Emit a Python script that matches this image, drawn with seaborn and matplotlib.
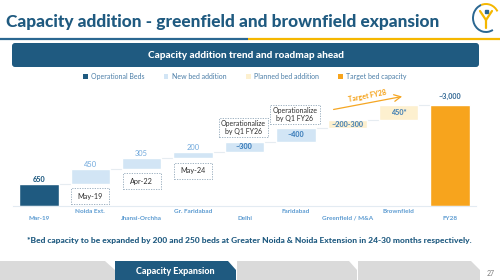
import matplotlib
matplotlib.use("Agg")
import matplotlib.pyplot as plt
from matplotlib.patches import FancyBboxPatch, Rectangle, Polygon, Arc, Patch
import seaborn as sns
import pandas as pd

# ---------------- data ----------------
categories = ["Mar-19", "Noida Ext.", "Jhansi-Orchha", "Gr. Faridabad", "Delhi",
              "Faridabad", "Greenfield / M&A", "Brownfield", "FY28"]
bed_values = [650, 450, 305, 200, 300, 400, 250, 450, 3000]
bar_kinds = ["Operational Beds", "New bed addition", "New bed addition", "New bed addition",
             "New bed addition", "New bed addition", "Planned bed addition",
             "Planned bed addition", "Target bed capacity"]
value_labels = ["650", "450", "305", "200", "~300", "~400", "~200-300", "450*", "~3,000"]
legend_labels = ["Operational Beds", "New bed addition", "Planned bed addition", "Target bed capacity"]
date_labels = {1: "May-19", 2: "Apr-22", 3: "May-24"}
ops_labels = {4: "Operationalize\nby Q1 FY26", 5: "Operationalize\nby Q1 FY26"}
title = "Capacity addition - greenfield and brownfield expansion"
banner = "Capacity addition trend and roadmap ahead"
footnote = ("*Bed capacity to be expanded by 200 and 250 beds at Greater Noida & "
            "Noida Extension in 24-30 months respectively.")
tab_labels = ["", "Capacity Expansion", "", ""]
page_number = "27"
target_text = "Target FY28"

# ---------------- style ----------------
sns.set_theme(style="white")
plt.rcParams["font.family"] = ["Lato", "DejaVu Sans"]

DARK = "#1F5A80"
colors = {"Operational Beds": "#1F5A80", "New bed addition": "#D2E5F5",
          "Planned bed addition": "#FDF0CF", "Target bed capacity": "#F7A41D"}

df = pd.DataFrame({"category": categories, "beds": bed_values, "kind": bar_kinds})
starts, run = [], 0
for v, k in zip(bed_values, bar_kinds):
    if k in ("Operational Beds", "Target bed capacity"):
        starts.append(0)
        run = v if k == "Operational Beds" else run
    else:
        starts.append(run)
        run += v
df["start"] = starts
df["top"] = df["start"] + df["beds"]

fig = plt.figure(figsize=(5, 2.8), dpi=100)
renderer = fig.canvas.get_renderer()

bg = fig.add_axes([0, 0, 1, 1], zorder=0)
bg.set_xlim(0, 500)
bg.set_ylim(280, 0)
bg.axis("off")

def fit(t, w):
    bb = t.get_window_extent(renderer)
    t.set_fontsize(t.get_fontsize() * w / bb.width)

# header
t = bg.text(6, 22, title, color=DARK, fontweight="black", fontsize=12, va="center", ha="left")
fit(t, 434)
bg.plot([0, 248], [38.5, 38.5], color="#2B6791", lw=1.6, solid_capstyle="butt")
bg.plot([248, 500], [38.5, 38.5], color="#F5B700", lw=1.6, solid_capstyle="butt")
# logo
bg.add_patch(Arc((486, 18), 26, 28, theta1=60, theta2=250, color="#2B6791", lw=1.4))
bg.add_patch(Arc((486, 18), 26, 28, theta1=250, theta2=330, color="#F5B700", lw=1.4))
bg.plot([480, 486, 492], [11, 20, 11], color="#F5B700", lw=1.6)
bg.plot([486, 486], [20, 28], color="#F5B700", lw=1.6)
bg.add_patch(Rectangle((484.5, 10), 3, 3, color="#2B6791"))

bg.add_patch(FancyBboxPatch((12, 43), 467, 24, boxstyle="round,pad=0,rounding_size=3",
                            facecolor=DARK, edgecolor="none"))
t = bg.text(245.5, 55, banner, color="white", fontweight="black", fontsize=7, va="center", ha="center")
fit(t, 197)

# footnote
t = bg.text(249, 241, footnote, color=DARK, fontweight="black", fontsize=6, va="center", ha="center")
fit(t, 446)

# bottom tabs
tab_x = [(0, 105, 115), (115, 228, 236), (237, 349, 357), (358, 471, 480)]
for (x0, xs, x1), lab in zip(tab_x, tab_labels):
    col = DARK if lab else "#DADADA"
    bg.add_patch(Polygon([(x0, 261), (xs, 261), (x1, 270), (x1, 280), (x0, 280)],
                         closed=True, facecolor=col, edgecolor="none"))
    if lab:
        bg.text((x0 + x1) / 2, 272, lab, color="white", fontweight="black", fontsize=6.5,
                va="center", ha="center")
bg.text(491, 273, page_number, color="#808080", fontsize=5, va="center", ha="center")

# ---------------- chart ----------------
base_px, full_px = 205.5, 80.0
u_per_px = 3000 / 100.5
ax = fig.add_axes([13.2 / 500, (280 - base_px) / 280, 462.6 / 500, (base_px - full_px) / 280], zorder=1)
ax.patch.set_alpha(0)

bw = 0.77
for _, r in df.iterrows():
    sns.barplot(x=[r["category"]], y=[r["beds"]], order=categories, color=colors[r["kind"]],
                bottom=r["start"], width=bw, saturation=1, errorbar=None, ax=ax, zorder=2)

# connectors
for i in range(len(df) - 1):
    ax.hlines(df["top"][i], i + bw / 2, i + 1 - bw / 2, color="#E6ECF1", lw=0.8, zorder=1)

ax.set_xlim(-0.5, 8.5)
ax.set_ylim(0, (base_px - full_px) * u_per_px)
ax.set_xlabel("")
ax.set_ylabel("")
ax.set_yticks([])
ax.set_xticks(range(len(categories)))
ax.set_xticklabels(categories, color="#5C9BD1", fontweight="bold", fontsize=4.6)
ax.tick_params(axis="x", length=0)
for i, tk in enumerate(ax.xaxis.get_major_ticks()):
    tk.set_pad(2.4 if i % 2 else 7.5)
for s in ["top", "left", "right"]:
    ax.spines[s].set_visible(False)
ax.spines["bottom"].set_color("#E3EBF2")
ax.spines["bottom"].set_linewidth(0.8)

# value labels
for i, r in df.iterrows():
    k = r["kind"]
    if k == "Operational Beds":
        ax.annotate(value_labels[i], (i, r["top"]), xytext=(0, 3), textcoords="offset points",
                    ha="center", va="center", color=DARK, fontweight="black", fontsize=5.2)
    elif k == "Target bed capacity":
        ax.annotate(value_labels[i], (i, r["top"]), xytext=(0, 6.5), textcoords="offset points",
                    ha="center", va="center", color="#3A6E99", fontweight="black", fontsize=5.2)
    elif i in date_labels:
        ax.annotate(value_labels[i], (i, r["top"]), xytext=(0, 3.2), textcoords="offset points",
                    ha="center", va="center", color="#6FA8DC", fontsize=5.4)
    else:
        c = "#3D7EBB" if k == "New bed addition" else "#4A84B5"
        ax.text(i, (r["start"] + r["top"]) / 2, value_labels[i], ha="center", va="center",
                color=c, fontweight="black", fontsize=5.2, zorder=3)

# date boxes
for i, lab in date_labels.items():
    s = df["start"][i]
    y0, y1 = s - 20.5 * u_per_px, s - 4.5 * u_per_px
    ax.add_patch(Rectangle((i - 0.37, y0), 0.74, y1 - y0, fill=False, edgecolor="#8FA6B8",
                           lw=0.6, linestyle=(0, (1.5, 1.5)), zorder=3))
    ax.text(i, (y0 + y1) / 2, lab, ha="center", va="center", color="#2E2E2E", fontsize=5.2, zorder=3)

# operationalize boxes
for i, lab in ops_labels.items():
    tp = df["top"][i]
    y0, y1 = tp + 4.5 * u_per_px, tp + 23.5 * u_per_px
    ax.add_patch(Rectangle((i - 0.5, y0), 0.96, y1 - y0, facecolor="white", edgecolor="#8FA6B8",
                           lw=0.6, linestyle=(0, (1.5, 1.5)), zorder=3 + i))
    ax.text(i - 0.02, (y0 + y1) / 2, lab, ha="center", va="center", color="#2E2E2E",
            fontsize=5.0, linespacing=1.1, zorder=3 + i)

# target arrow
ax.annotate("", xy=(7.12, 3269), xytext=(5.68, 2851),
            arrowprops=dict(arrowstyle="->", color="#F5A623", lw=0.9))
ax.text(6.38, 3284, target_text, rotation=11, color="#F5A623", fontweight="black", fontsize=5,
        ha="center", va="center")

# legend
handles = [Patch(facecolor=colors[k], edgecolor="none") for k in legend_labels]
fig.legend(handles, legend_labels, loc="center", bbox_to_anchor=(245 / 500, 1 - 76.7 / 280),
           ncol=4, frameon=False, fontsize=5.0, labelcolor="#4C7FA8", handlelength=0.65,
           handleheight=0.65, handletextpad=0.5, columnspacing=2.8)

fig.savefig("out.png", dpi=100)
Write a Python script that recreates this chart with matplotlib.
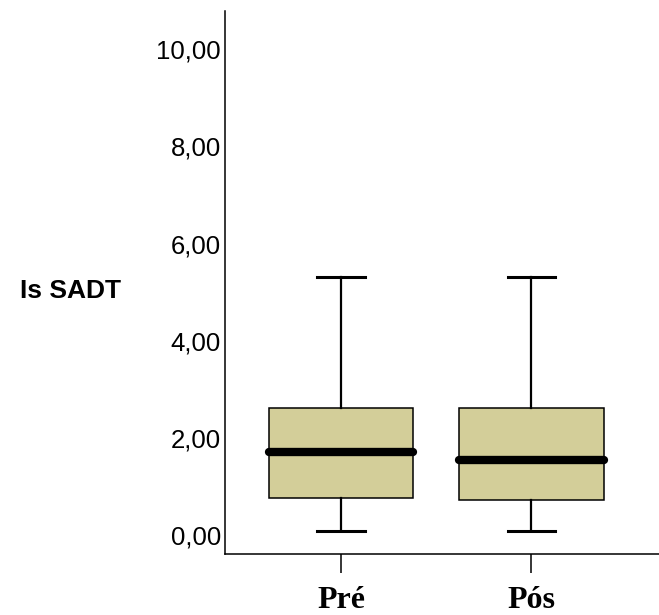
import matplotlib
matplotlib.use("Agg")
import matplotlib.pyplot as plt
from matplotlib.transforms import ScaledTranslation

# values
groups = ["Pré", "Pós"]
whisker_low = [0.0, 0.0]
q1 = [0.69, 0.64]
medians = [1.63, 1.46]
q3 = [2.53, 2.53]
whisker_high = [5.23, 5.23]
y_ticks = [0, 2, 4, 6, 8, 10]
y_tick_labels = ["0,00", "2,00", "4,00", "6,00", "8,00", "10,00"]

box_color = "#D3CE99"

fig = plt.figure(figsize=(6.59, 6.15), dpi=100)
ax = fig.add_axes([0.3414, 0.0992, 0.6586, 0.8829])

stats = []
for i, name in enumerate(groups):
    stats.append({
        "label": name,
        "whislo": whisker_low[i],
        "q1": q1[i],
        "med": medians[i],
        "q3": q3[i],
        "whishi": whisker_high[i],
        "fliers": [],
    })

ax.bxp(stats, positions=[1, 2], widths=0.76, patch_artist=True,
       showfliers=False,
       boxprops=dict(facecolor=box_color, edgecolor="black", linewidth=1.1),
       medianprops=dict(color="black", linewidth=6, solid_capstyle="round"),
       whiskerprops=dict(color="black", linewidth=1.6),
       capprops=dict(color="black", linewidth=2.2),
       capwidths=0.25)

ax.set_xlim(0.39, 2.67)
ax.set_ylim(-0.47, 10.7)

ax.set_yticks(y_ticks)
ax.set_yticklabels(y_tick_labels, fontsize=18.5, family="Liberation Sans")
ax.tick_params(axis="y", length=0, pad=3)
for lab in ax.get_yticklabels():
    lab.set_transform(lab.get_transform() + ScaledTranslation(0, -3 / 72, fig.dpi_scale_trans))

ax.set_xticks([1, 2])
ax.set_xticklabels(groups, fontsize=23, family="Liberation Serif", fontweight="bold")
ax.tick_params(axis="x", length=14, width=1.1, pad=9, direction="out")

for side in ["top", "right"]:
    ax.spines[side].set_visible(False)
for side in ["left", "bottom"]:
    ax.spines[side].set_linewidth(1.1)

fig.text(20 / 659, 1 - 291 / 615, "Is SADT", fontsize=19, fontweight="bold",
         family="Liberation Sans", ha="left", va="center")

fig.savefig("out.png", dpi=100)
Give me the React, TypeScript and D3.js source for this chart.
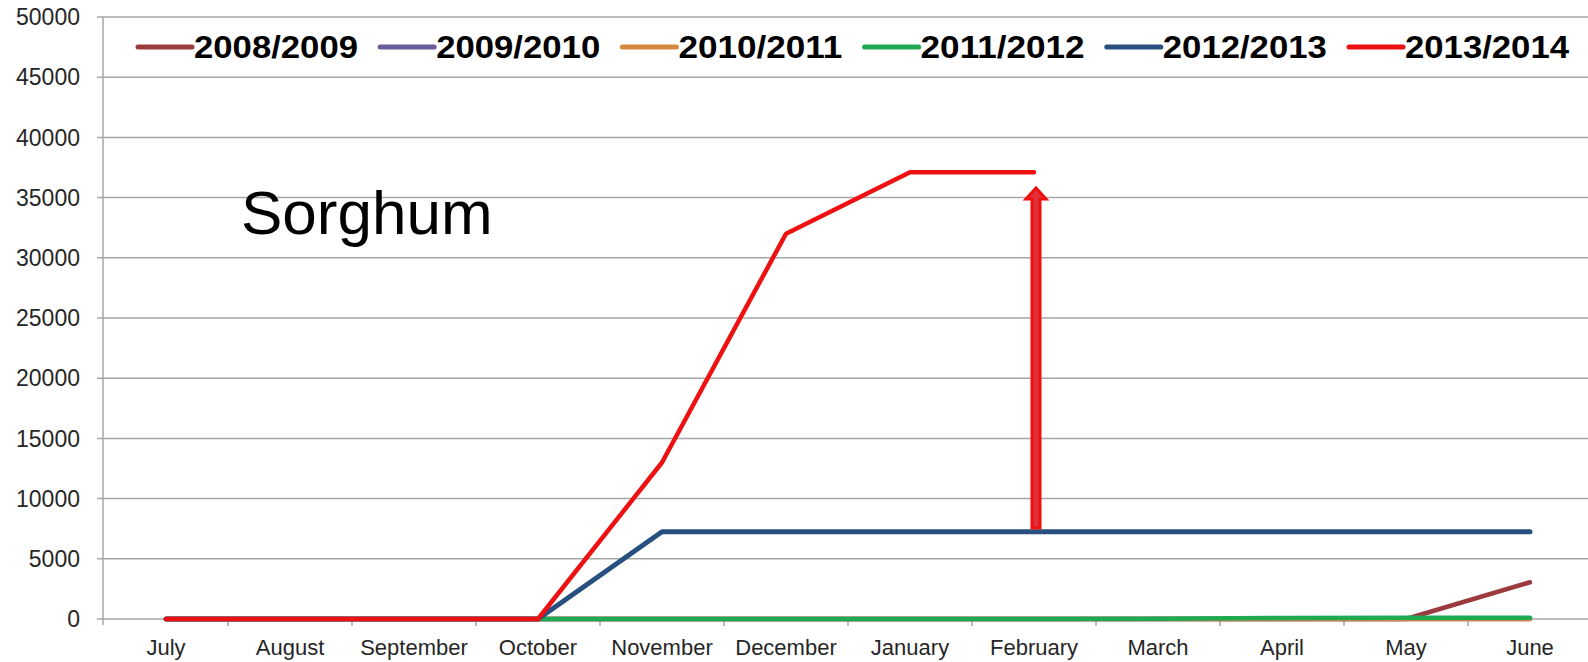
import React from "react";
import * as d3 from "d3";

const months = ["July", "August", "September", "October", "November", "December", "January", "February", "March", "April", "May", "June"];
const seriesNames = ["2008/2009", "2009/2010", "2010/2011", "2011/2012", "2012/2013", "2013/2014"];
const seriesColors = ["#9c3b3d", "#6b5b9b", "#d48a3e", "#1fa952", "#274f80", "#ee1111"];
const s2008: (number | null)[] = [0, 0, 0, 0, 0, 0, 0, 0, 0, 0, 0, 3050];
const s2009: (number | null)[] = [0, 0, 0, 0, 0, 0, 0, 0, 0, 0, 0, 0];
const s2010: (number | null)[] = [0, 0, 0, 0, 0, 0, 0, 0, 0, 0, 0, 0];
const s2011: (number | null)[] = [null, null, null, 0, 0, 0, 0, 0, 30, 80, 110, 110];
const s2012: (number | null)[] = [0, 0, 0, 0, 7250, 7250, 7250, 7250, 7250, 7250, 7250, 7250];
const s2013: (number | null)[] = [0, 0, 0, 0, 13000, 32000, 37100, 37100, null, null, null, null];
const seriesValues = [s2008, s2009, s2010, s2011, s2012, s2013];
const yTicks = [0, 5000, 10000, 15000, 20000, 25000, 30000, 35000, 40000, 45000, 50000];
const arrowMonth = "February";
const arrowFrom = 7550;
const arrowTo = 35800;
const chartLabel = "Sorghum";

const W = 1588;
const H = 662;

export default function App() {
  const x = d3.scaleBand<string>().domain(months).range([104, 1592]);
  const bw = x.bandwidth();
  const cx = (m: string) => (x(m) as number) + bw / 2;
  const y = d3.scaleLinear().domain([0, 50000]).range([619, 17]);

  const line = d3
    .line<number | null>()
    .defined((d) => d !== null)
    .x((_, i) => cx(months[i]))
    .y((d) => y(d as number));

  const ax = cx(arrowMonth) + 2;
  const yb = y(arrowFrom);
  const yt = y(arrowTo);
  const shaftHalf = 4;
  const headHalf = 10;
  const headH = 11;
  const arrowPts = [
    [ax - shaftHalf, yb],
    [ax - shaftHalf, yt + headH],
    [ax - headHalf, yt + headH],
    [ax, yt],
    [ax + headHalf, yt + headH],
    [ax + shaftHalf, yt + headH],
    [ax + shaftHalf, yb],
  ]
    .map((p) => p.join(","))
    .join(" ");

  const font = "'Liberation Sans', Arial, sans-serif";

  return (
    <svg width={W} height={H} style={{ position: "absolute", left: 0, top: 0, background: "#fff" }} fontFamily={font}>
      {/* gridlines */}
      {yTicks.map((t) => (
        <line key={"g" + t} x1={97} x2={W} y1={y(t)} y2={y(t)} stroke="#a6a6a6" strokeWidth={1.5} />
      ))}
      {/* y axis */}
      <line x1={103} x2={103} y1={y(50000)} y2={625} stroke="#a6a6a6" strokeWidth={1.5} />
      {yTicks.map((t) => (
        <text key={"yl" + t} x={80} y={y(t)} dy="0.36em" textAnchor="end" fontSize={23} fill="#262626">
          {t}
        </text>
      ))}
      {/* x ticks */}
      {months.map((m, i) =>
        i === 0 ? null : (
          <line key={"xt" + m} x1={x(m) as number} x2={x(m) as number} y1={619} y2={626} stroke="#a6a6a6" strokeWidth={1.5} />
        )
      )}
      {months.map((m) => (
        <text key={"xl" + m} x={cx(m)} y={655} textAnchor="middle" fontSize={22} fill="#262626">
          {m}
        </text>
      ))}
      {/* series */}
      {seriesValues.map((vals, si) => (
        <path
          key={"s" + si}
          d={line(vals) || ""}
          fill="none"
          stroke={seriesColors[si]}
          strokeWidth={si === 4 ? 5 : 4.5}
          strokeLinejoin="round"
          strokeLinecap="round"
        />
      ))}
      {/* arrow */}
      <polygon points={arrowPts} fill="#e0303c" stroke="#ee0f0f" strokeWidth={3} strokeLinejoin="miter" />
      {/* label */}
      <text x={241} y={234} fontSize={62} fill="#000">
        {chartLabel}
      </text>
      {/* legend */}
      {seriesNames.map((n, i) => {
        const lx = 138 + i * 242.2;
        return (
          <g key={"lg" + n}>
            <line x1={lx} x2={lx + 54} y1={47} y2={47} stroke={seriesColors[i]} strokeWidth={5} strokeLinecap="round" />
            <text x={lx + 56} y={57.5} fontSize={31} fontWeight="bold" fill="#000" textLength={164} lengthAdjust="spacingAndGlyphs">
              {n}
            </text>
          </g>
        );
      })}
    </svg>
  );
}
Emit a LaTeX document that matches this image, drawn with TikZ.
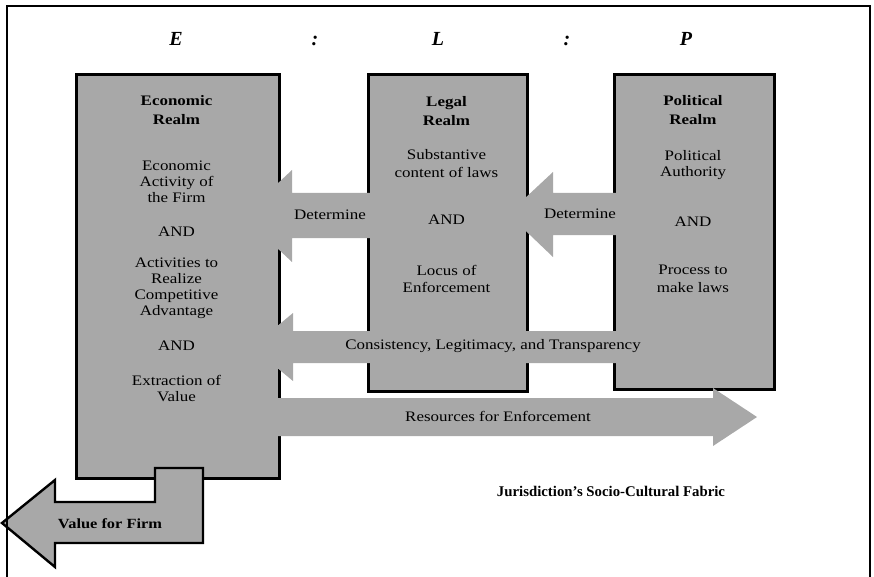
\documentclass[tikz,border=0pt]{standalone}
\usepackage{fontspec}
\setmainfont{Liberation Serif}
\newfontfamily\boxfont[FakeStretch=1.17]{Liberation Serif}
\definecolor{fillgray}{RGB}{168,168,168}
\begin{document}
\begin{tikzpicture}[x=1pt,y=-1pt,
  realm/.style={draw=black,line width=2.6pt,fill=fillgray,inner sep=0pt,anchor=north west},
  band/.style={fill=fillgray,draw=none},
  body/.style={font=\boxfont\fontsize{14.5}{16}\selectfont,align=center,inner sep=0pt},
  ttl/.style={font=\boxfont\bfseries\fontsize{14.5}{19}\selectfont,align=center,inner sep=0pt},
  hdr/.style={font=\fontsize{20}{24}\selectfont\bfseries\itshape,anchor=base,inner sep=0pt}]
\useasboundingbox (0,0) rectangle (874,577);

% realms
\node[realm,minimum width=203pt,minimum height=404pt] (econ) at (75,73) {};
\node[realm,minimum width=159pt,minimum height=317pt] (legal) at (367,73) {};
\node[realm,minimum width=160pt,minimum height=315pt] (pol) at (613,73) {};

% arrows (bands)
\fill[band] (243,216) -- (292,170) -- (292,193) -- (380,193) -- (380,238) -- (292,238) -- (292,262) -- cycle;
\fill[band] (508,214) -- (553,172) -- (553,193) -- (640,193) -- (640,235) -- (553,235) -- (553,257) -- cycle;
\fill[band] (252,347) -- (293,313) -- (293,331) -- (771,331) -- (771,363) -- (293,363) -- (293,381) -- cycle;
\fill[band] (240,398) -- (713,398) -- (713,388) -- (757,417) -- (713,446) -- (713,436) -- (240,436) -- cycle;

% value for firm arrow
\draw[line width=2.4pt,fill=fillgray,line join=miter] (2,523) -- (55,480) -- (55,502) -- (155,502) -- (155,468) -- (203,468) -- (203,543) -- (55,543) -- (55,567) -- cycle;

% header
\node[hdr] (hE) at (176,46) {E};
\node[hdr] (hc1) at (315,46) {:};
\node[hdr] (hL) at (438,46) {L};
\node[hdr] (hc2) at (567,46) {:};
\node[hdr] (hP) at (686,46) {P};

% economic texts
\node[ttl] (econT) at (176.5,110) {Economic\\Realm};
\node[body] (econA) at (176.5,182) {Economic\\Activity of\\the Firm};
\node[body] (econAnd1) at (176.5,232) {AND};
\node[body] (econB) at (176.5,288) {Activities to\\Realize\\Competitive\\Advantage};
\node[body] (econAnd2) at (176.5,346) {AND};
\node[body] (econC) at (176.5,389) {Extraction of\\Value};

% legal texts
\node[ttl] (legT) at (446.5,111) {Legal\\Realm};
\node[body,font=\boxfont\fontsize{14.5}{18}\selectfont] (legA) at (446.5,164) {Substantive\\content of laws};
\node[body] (legAnd) at (446.5,220) {AND};
\node[body,font=\boxfont\fontsize{14.5}{17}\selectfont] (legB) at (446.5,278.5) {Locus of\\Enforcement};

% political texts
\node[ttl] (polT) at (693,110) {Political\\Realm};
\node[body] (polA) at (693,165) {Political\\Authority};
\node[body] (polAnd) at (693,222) {AND};
\node[body,font=\boxfont\fontsize{14.5}{18}\selectfont] (polB) at (693,279) {Process to\\make laws};

% arrow labels
\node[body] (det1) at (330,215) {Determine};
\node[body] (det2) at (580,214) {Determine};
\node[body] (cons) at (493,346) {Consistency, Legitimacy, and Transparency};
\node[body] (res) at (498,416) {Resources for Enforcement};
\node[body,font=\boxfont\bfseries\fontsize{14}{16}\selectfont] (val) at (110,524) {Value for Firm};
\node[font=\bfseries\fontsize{14.8}{17}\selectfont,inner sep=0pt] (jur) at (611,491) {Jurisdiction's Socio-Cultural Fabric};

% frame
\coordinate (fbl) at (7,582);
\coordinate (ftl) at (7,6);
\coordinate (ftr) at (870,6);
\coordinate (fbr) at (870,582);
\draw[line width=2.6pt,line join=miter] (fbl) -- (ftl) -- (ftr) -- (fbr);
\end{tikzpicture}
\end{document}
◇ ◇ ◇ ◇
## INSTRUCTIONS TO FOLLOW
Write down every line of the data above that includes the string "seaborn".

## COMPLETE ANSWER
Emit a Python script that matches this image, drawn with seaborn and matplotlib.
import seaborn as sns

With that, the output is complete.